Por décadas, habituei-me a ouvir a voz tonitruante e quase bíblica do reverendo protestante Ian Paisley, saída daquela figura agigantada com um ar de mal-disposto (que também se sabia transfigurar num imenso e jovial sorriso), denunciar, enfaticamente, não apenas as veleidades dos católicos do Ulster (que não é exatamente a mesma coisa que a Irlanda do Norte, para quem não saiba), favoráveis à unidade com a República da Irlanda, mas igualmente o menor sinal de cedência que sobre a matéria pudesse detetar da parte de Londres.
Não deve ter havido em todo o Reino Unido uma figura que mais militantente tivesse lutado pela intocabilidade do modelo do União. Durante anos, Paisley opôs-se a todos os compromissos e tentativas de acordo que deles podiam decorrer. Ficou famosa a frase que o prémio Nobel da Paz, o católico moderado John Hume, um dia lhe lançou: "Ian, se a palavra "não" desaparecesse da língua inglesa, ficavas sem voz, não é verdade?". Ian Paisley acabou por dar o "sim" ao acordo de St. Andrews, que abriu caminho à paz no território.

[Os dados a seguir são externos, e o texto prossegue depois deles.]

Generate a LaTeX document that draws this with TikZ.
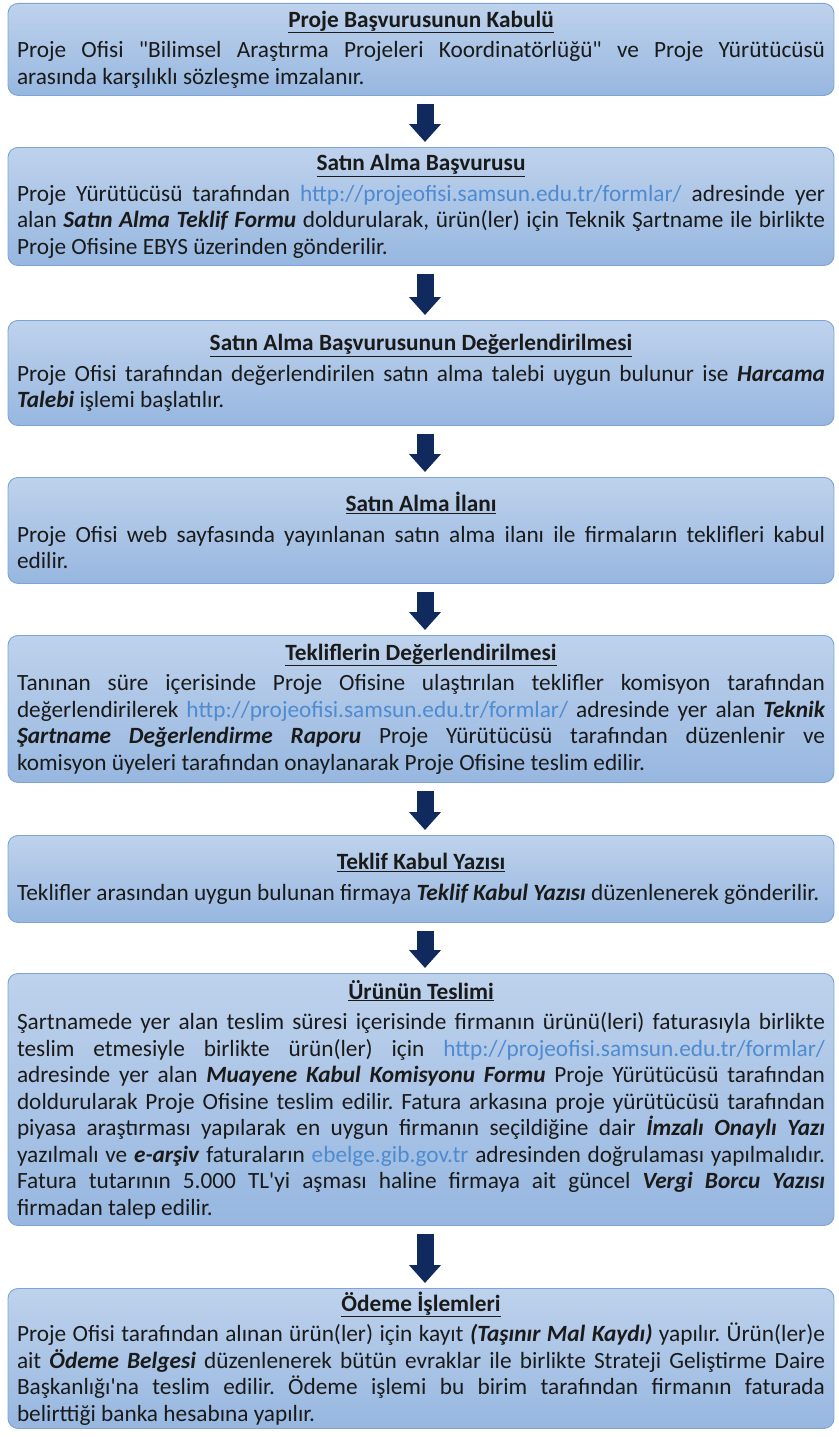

Não deixa de ser irónico que o maior defensor da intocabilidade do Reino Unido tenha agora desaparecido, a poucas horas de um referendo na Escócia que a pode vir a pôr em causa.

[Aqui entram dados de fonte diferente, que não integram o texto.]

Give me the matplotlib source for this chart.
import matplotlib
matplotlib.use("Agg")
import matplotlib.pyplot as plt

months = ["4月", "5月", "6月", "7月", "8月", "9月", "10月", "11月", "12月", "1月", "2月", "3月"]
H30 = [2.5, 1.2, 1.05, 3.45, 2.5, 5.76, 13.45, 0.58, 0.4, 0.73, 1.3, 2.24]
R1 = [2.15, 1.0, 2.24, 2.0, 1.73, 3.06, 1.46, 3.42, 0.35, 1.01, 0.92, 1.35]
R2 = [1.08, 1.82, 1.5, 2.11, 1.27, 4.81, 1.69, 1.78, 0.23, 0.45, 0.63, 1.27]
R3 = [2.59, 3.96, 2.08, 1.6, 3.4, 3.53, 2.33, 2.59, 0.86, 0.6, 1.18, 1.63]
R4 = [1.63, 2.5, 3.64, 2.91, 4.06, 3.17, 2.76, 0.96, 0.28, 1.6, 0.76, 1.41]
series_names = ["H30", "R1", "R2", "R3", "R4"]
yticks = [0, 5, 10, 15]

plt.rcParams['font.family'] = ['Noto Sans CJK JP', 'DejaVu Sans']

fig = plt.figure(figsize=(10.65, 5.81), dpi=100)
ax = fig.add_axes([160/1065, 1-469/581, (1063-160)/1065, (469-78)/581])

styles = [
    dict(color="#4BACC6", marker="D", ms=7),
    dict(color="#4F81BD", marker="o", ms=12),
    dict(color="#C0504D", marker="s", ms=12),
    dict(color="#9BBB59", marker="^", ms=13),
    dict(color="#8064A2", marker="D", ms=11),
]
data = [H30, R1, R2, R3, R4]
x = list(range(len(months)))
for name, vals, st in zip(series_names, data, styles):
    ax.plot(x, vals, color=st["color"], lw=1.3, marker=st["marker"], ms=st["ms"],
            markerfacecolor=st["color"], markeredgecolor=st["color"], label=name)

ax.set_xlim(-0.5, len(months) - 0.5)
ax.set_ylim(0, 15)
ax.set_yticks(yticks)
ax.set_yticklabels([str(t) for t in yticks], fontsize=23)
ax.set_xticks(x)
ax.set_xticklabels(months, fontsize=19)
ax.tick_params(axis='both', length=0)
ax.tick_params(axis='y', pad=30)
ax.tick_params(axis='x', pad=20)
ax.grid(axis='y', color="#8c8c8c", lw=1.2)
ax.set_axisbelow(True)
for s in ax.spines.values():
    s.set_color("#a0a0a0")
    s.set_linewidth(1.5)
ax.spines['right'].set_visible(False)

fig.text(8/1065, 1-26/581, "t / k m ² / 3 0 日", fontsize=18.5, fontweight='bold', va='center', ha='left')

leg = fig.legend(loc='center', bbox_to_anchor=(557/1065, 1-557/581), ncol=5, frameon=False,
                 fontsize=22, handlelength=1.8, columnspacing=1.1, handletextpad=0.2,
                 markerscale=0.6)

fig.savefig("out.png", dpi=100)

Deixo uma imagem que muito consideraram, por muito tempo, mais do que improvável: Paisley (à esquerda), "first minister" (o que não é a mesma coisa do que "prime minister", diga-se), lado a lado com Martin McGuinness, lider do Sinn Féin, a ala política do temível IRA, seu "deputy first minister", no Stormont, o parlamento da Irlanda do Norte. A História prova que não há impossíveis.